妖怪だって孤独は辛い
何か文章を書こうとしても、今は暗鬱な気持ちをどうしても振り払えない。あらゆる手を尽くしたけれど、現状では旅立ちの準備を進めているミューナを応援してあげることしかできない。とにかくボクの負の感情が暴走しないよう、全力で心のバランスを保っている日々。
今のボクができることは、辛い現実から目を背けずにミューナのそばにいること。どんなことがあっても一緒にいることを行動で示すしかない。リビングで一緒に夜を明かすときも、ミューナが寂しい思いをしないように意識している。買い物に出かける日も、できるだけ最短コースで戻って自宅にいるようにしている。
体調が思うようにならず不安になったとき、最も辛いのは孤独だと思うから。そんなことを日々考えているせいか、ある小説の登場人物に感情移入してしまった。妖怪だって孤独は辛いんだろうなぁ。
2024年 読書#98
『いつまで』畠中恵 著という小説。2001年から単行本が刊行されている『しゃばけ』シリーズの作品。1作目を読んでからこの物語のファンになり、ずっと新作を追いかけている。この作品は昨年の7月に刊行された第22作目の物語。今年の7月には最新作の第23作目が出版されている。
人気作品なので図書館での予約を待っていると1年以上かかってしまう。ようやく順番が回ってきて、昨年の作品を読むことができた。主人公は一太郎という、廻船問屋と薬種問屋を兼業している長崎屋の跡取り息子。
祖母は力のある妖怪なので、一太郎も妖怪の血を引いている。それゆえ彼の周囲には次々と妖怪たちが暮らすようになり、一太郎と妖怪たちとの友情が描かれている物語。優しくて頭のいい一太郎だけれど、身体が弱くで病気がち。それゆえ妖怪たちが一太郎を支えようとしている。
巻を重ねるごとにレギュラー化していく妖怪が増えていく。そして一太郎ファミリーとして彼を支えるようになる。
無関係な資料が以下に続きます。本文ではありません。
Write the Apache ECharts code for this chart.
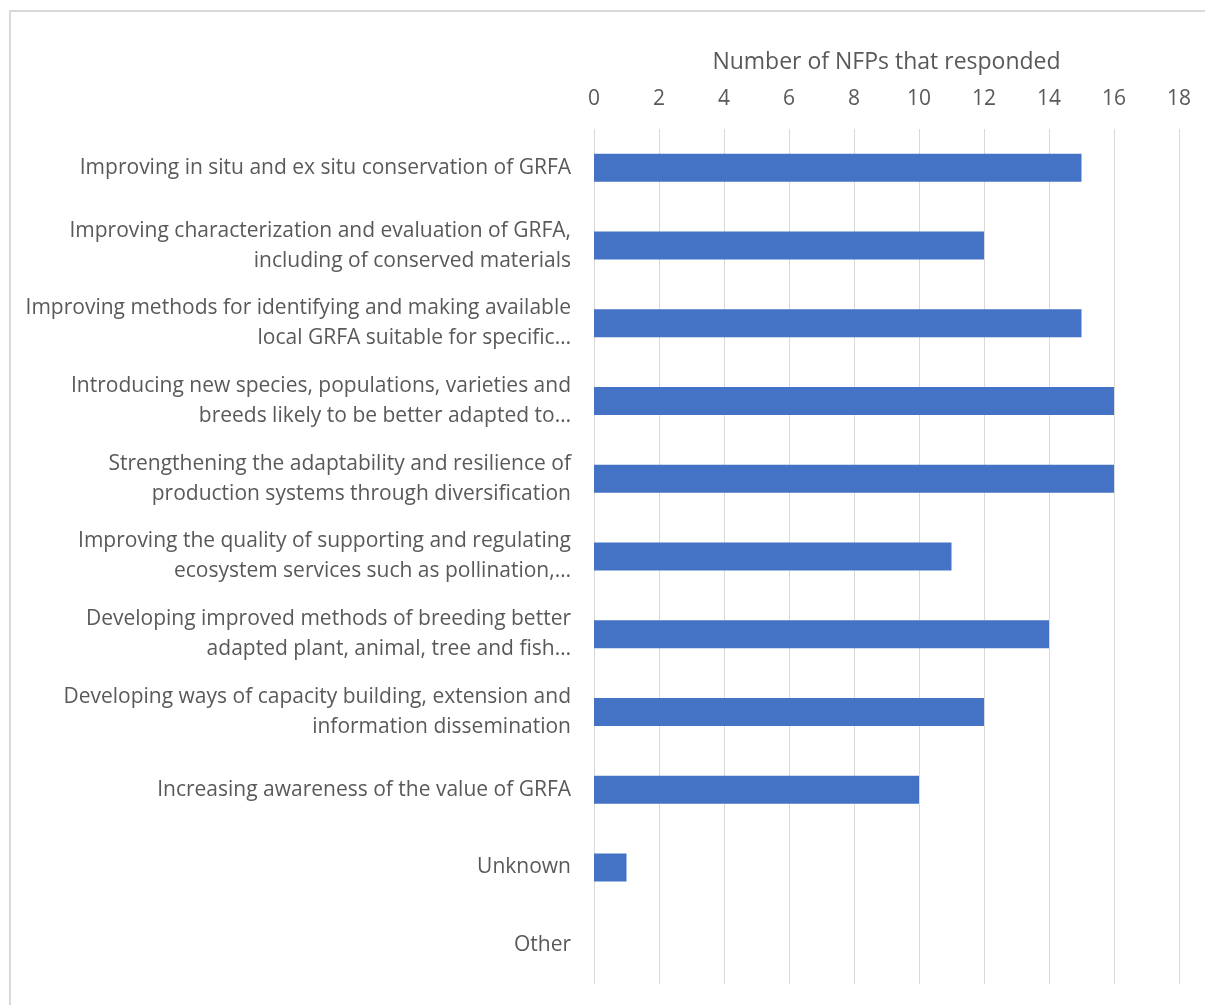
<!DOCTYPE html>
<html>
<head>
<meta charset="utf-8">
<script src="https://cdn.jsdelivr.net/npm/echarts@6/dist/echarts.min.js"></script>
<style>
  html, body { margin: 0; padding: 0; background: #fff; }
  #frame { position: absolute; left: 9px; top: 10px; width: 1205px; height: 1005px;
           border-left: 2px solid #d9d9d9; border-top: 2px solid #d9d9d9; }
  #chart { position: absolute; left: 0; top: 0; width: 1205px; height: 1005px; }
</style>
</head>
<body>
<div id="frame"></div>
<div id="chart"></div>
<script>
// Survey categories (top to bottom)
const categories = [
  'Improving in situ and ex situ conservation of GRFA',
  'Improving characterization and evaluation of GRFA,\nincluding of conserved materials',
  'Improving methods for identifying and making available\nlocal GRFA suitable for specific…',
  'Introducing new species, populations, varieties and\nbreeds likely to be better adapted to…',
  'Strengthening the adaptability and resilience of\nproduction systems through diversification',
  'Improving the quality of supporting and regulating\necosystem services such as pollination,…',
  'Developing improved methods of breeding better\nadapted plant, animal, tree and fish…',
  'Developing ways of capacity building, extension and\ninformation dissemination',
  'Increasing awareness of the value of GRFA',
  'Unknown',
  'Other'
];
// Number of NFPs giving each answer
const responses = [15, 12, 15, 16, 16, 11, 14, 12, 10, 1, 0];
const axisTitle = 'Number of NFPs that responded';

const chart = echarts.init(document.getElementById('chart'), null, { renderer: 'canvas' });
const font = '"Open Sans", Lato, sans-serif';
chart.setOption({
  animation: false,
  backgroundColor: 'transparent',
  grid: { left: 594, right: 26, top: 129, bottom: 21, containLabel: false },
  xAxis: {
    type: 'value',
    position: 'top',
    min: 0, max: 18, interval: 2,
    name: axisTitle,
    nameLocation: 'middle',
    nameGap: 55,
    nameTextStyle: { color: '#595959', fontSize: 23, fontFamily: font },
    axisLine: { show: false },
    axisTick: { show: false },
    axisLabel: { color: '#595959', fontSize: 21, fontFamily: font, margin: 19 },
    splitLine: { show: true, lineStyle: { color: '#d9d9d9', width: 1 } }
  },
  yAxis: {
    type: 'category',
    inverse: true,
    data: categories,
    axisLine: { show: false },
    axisTick: { show: false },
    axisLabel: { color: '#595959', fontSize: 21, fontFamily: font, margin: 23,
                 align: 'right', lineHeight: 30 }
  },
  series: [{
    type: 'bar',
    data: responses,
    barCategoryGap: '64%',
    itemStyle: { color: '#4472c4' }
  }]
});
</script>
</body>
</html>
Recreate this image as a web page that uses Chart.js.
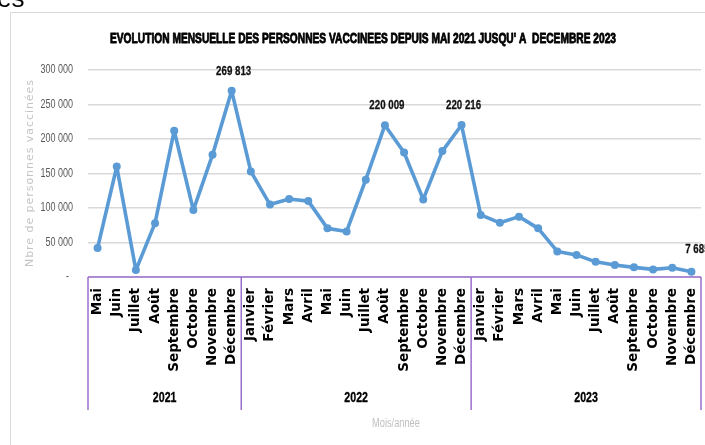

そんな噂を聞きつけて、西日本からある妖怪が江戸へやってきた。それがタイトルの『いつまで』という妖怪で、『以津真天』と漢字で書く。
今回のトラブルの原因はこの以津真天によるもの。いつも楽しそうにしている長崎屋の妖怪たちに嫉妬した。それである悪事を思いついたことで、一太郎が巻き込まれてしまう。なんと時代小説なのに、タイムトラベルとパラレルワールドが登場する。
一太郎が落ちてしまった世界は5年後の江戸だった。跡取りの一太郎が5年前に行方不明となったことで長崎屋は廃業寸前。一太郎の許嫁である於りんとの結婚も白紙になった。完全に歯車が狂ってしまった5年度の世界。どうにかして5年前に戻らなければ誰もが不幸になってしまう。
ということで一太郎が5年前の世界に戻る顛末が書かれた物語。いつもは複数の短編が収録された構成が多いけれど、今回は久しぶりの長編小説。なぜ『5年後』だったのかという必然も含めて、本当によくできた物語だった。やっぱりこのシリーズは本当に面白い。さて、今年の最新刊はいつ読めるのだろうなぁ?